The end does not justify the means. In permission marketing, truer words were never spoken. Don’t kid yourself – just because you collect an email address, doesn’t mean you have really gained permission to use it.
Above all, no matter what, and I cannot stress this enough, in every single email communication, always provide a clear and easy way for individuals to “opt-out” or unsubscribe and make sure you follow through. Better still, give them an easy way to change or refine their areas of interest. Get more information gradually. Rome wasn’t built in a day, and neither are great relationships.
Placing a “Join Our Mailing List” tag on your homepage or other appropriate pages of your website is about as clear as you can get. The visitor knows, without question, that when they input their email address they are giving you permission, subscribing or “opting-in” to receive emails from you.
When people sign up, allow them to select precisely their areas of interest, be it newsletters, sale notifications or new product or service announcements. You can attract even more interest by specifying what the customer will receive and when they will receive it (e.g. “Sign up for Our Weekly Concert Announcement”). Be as specific as you can to get the most targeted audience you possibly can.
Remember that when visitors opt-in, they are telling you exactly what they want – to place an order, to get more in-depth information on a specific topic or to know when their favorite instructor is teaching a Yoga class – and giving you permission to communicate on that subject. This is excellent stuff! You know their email address, have permission to send them what they asked for, and you know something about them. There is no harm in suggesting an accessory on the order confirmation, announcing a “webinar” on your white paper topic or including a compelling description of your newsletter at the bottom of the Yoga schedule. Ask for their permission again. You will be surprised at the response.
Gratuitous emails are not met with gratitude. My advice is to think twice about how many, and what kind of communications you send to your subscribers. You already have the relationship after all. Who wants to chance losing it? So before you press the send button on that email of your most recent press release, ask yourself how many people on your list really care to see it.

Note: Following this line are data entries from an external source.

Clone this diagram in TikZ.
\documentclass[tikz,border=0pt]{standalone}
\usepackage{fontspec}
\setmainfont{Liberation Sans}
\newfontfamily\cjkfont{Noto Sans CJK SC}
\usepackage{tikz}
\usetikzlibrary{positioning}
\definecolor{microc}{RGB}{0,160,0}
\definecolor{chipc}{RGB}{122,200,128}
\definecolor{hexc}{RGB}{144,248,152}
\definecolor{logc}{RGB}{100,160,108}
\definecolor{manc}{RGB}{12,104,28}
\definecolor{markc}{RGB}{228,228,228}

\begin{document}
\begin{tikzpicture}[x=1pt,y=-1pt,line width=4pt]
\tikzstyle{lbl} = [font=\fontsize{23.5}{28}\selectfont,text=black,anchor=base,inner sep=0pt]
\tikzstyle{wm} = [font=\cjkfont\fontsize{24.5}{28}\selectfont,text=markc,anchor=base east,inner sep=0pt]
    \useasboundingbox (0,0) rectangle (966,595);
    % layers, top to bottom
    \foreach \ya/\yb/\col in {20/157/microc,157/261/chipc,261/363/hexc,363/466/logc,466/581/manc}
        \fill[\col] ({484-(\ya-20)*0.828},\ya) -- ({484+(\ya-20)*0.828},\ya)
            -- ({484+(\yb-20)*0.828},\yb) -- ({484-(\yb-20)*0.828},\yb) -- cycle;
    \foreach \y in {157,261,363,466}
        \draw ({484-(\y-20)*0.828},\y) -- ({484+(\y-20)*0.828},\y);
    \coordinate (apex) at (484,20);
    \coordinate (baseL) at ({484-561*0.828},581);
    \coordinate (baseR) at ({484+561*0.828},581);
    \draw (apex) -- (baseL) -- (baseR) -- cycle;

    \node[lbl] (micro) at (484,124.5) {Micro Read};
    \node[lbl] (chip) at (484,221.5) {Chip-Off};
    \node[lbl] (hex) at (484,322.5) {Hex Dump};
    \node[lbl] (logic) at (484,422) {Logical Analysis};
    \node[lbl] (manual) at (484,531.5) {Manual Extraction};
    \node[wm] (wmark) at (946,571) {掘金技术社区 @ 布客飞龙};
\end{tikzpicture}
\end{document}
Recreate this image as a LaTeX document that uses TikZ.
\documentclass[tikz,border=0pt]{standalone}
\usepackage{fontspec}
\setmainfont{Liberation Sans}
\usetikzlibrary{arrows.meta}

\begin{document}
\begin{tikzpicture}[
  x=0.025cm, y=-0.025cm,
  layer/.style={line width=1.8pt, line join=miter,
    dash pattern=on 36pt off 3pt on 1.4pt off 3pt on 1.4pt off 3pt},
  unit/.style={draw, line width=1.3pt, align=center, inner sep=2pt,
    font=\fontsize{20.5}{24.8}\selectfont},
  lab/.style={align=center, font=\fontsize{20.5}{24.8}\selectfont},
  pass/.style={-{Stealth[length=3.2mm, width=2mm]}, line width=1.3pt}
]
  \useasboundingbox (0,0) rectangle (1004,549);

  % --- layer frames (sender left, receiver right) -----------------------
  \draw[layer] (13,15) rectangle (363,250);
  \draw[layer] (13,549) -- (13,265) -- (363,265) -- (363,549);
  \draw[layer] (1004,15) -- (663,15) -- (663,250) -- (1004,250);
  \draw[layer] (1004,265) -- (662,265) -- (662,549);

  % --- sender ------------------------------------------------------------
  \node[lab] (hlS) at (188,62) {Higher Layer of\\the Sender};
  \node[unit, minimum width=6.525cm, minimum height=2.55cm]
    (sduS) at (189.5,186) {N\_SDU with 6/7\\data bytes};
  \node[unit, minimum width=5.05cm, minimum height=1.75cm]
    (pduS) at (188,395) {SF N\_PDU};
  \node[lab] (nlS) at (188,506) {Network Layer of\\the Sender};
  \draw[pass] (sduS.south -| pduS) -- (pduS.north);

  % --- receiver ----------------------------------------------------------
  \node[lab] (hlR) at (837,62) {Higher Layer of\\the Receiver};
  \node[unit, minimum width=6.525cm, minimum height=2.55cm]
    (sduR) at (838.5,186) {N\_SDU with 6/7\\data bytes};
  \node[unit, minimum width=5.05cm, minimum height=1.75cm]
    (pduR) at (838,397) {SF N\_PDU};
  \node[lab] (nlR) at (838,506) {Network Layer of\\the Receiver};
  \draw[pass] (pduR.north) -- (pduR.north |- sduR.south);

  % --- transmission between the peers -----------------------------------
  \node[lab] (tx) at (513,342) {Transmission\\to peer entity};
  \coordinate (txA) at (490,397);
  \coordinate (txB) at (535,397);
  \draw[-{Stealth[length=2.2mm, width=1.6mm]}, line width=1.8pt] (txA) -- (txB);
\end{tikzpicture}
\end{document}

When considering renting, much less buying a list, the rule is buyer beware. If the list is too inexpensive, if the provider won’t share the source of their email lists with you, if anyone claims you can “Blast your ad to over 1000 safe addresses for only $5.00!,” or “Buy a CD with 10,000,000 email addresses for only $99!” – this is too good to be true. Consider this, the offer probably arrived as SPAM in your very own inbox in the first place.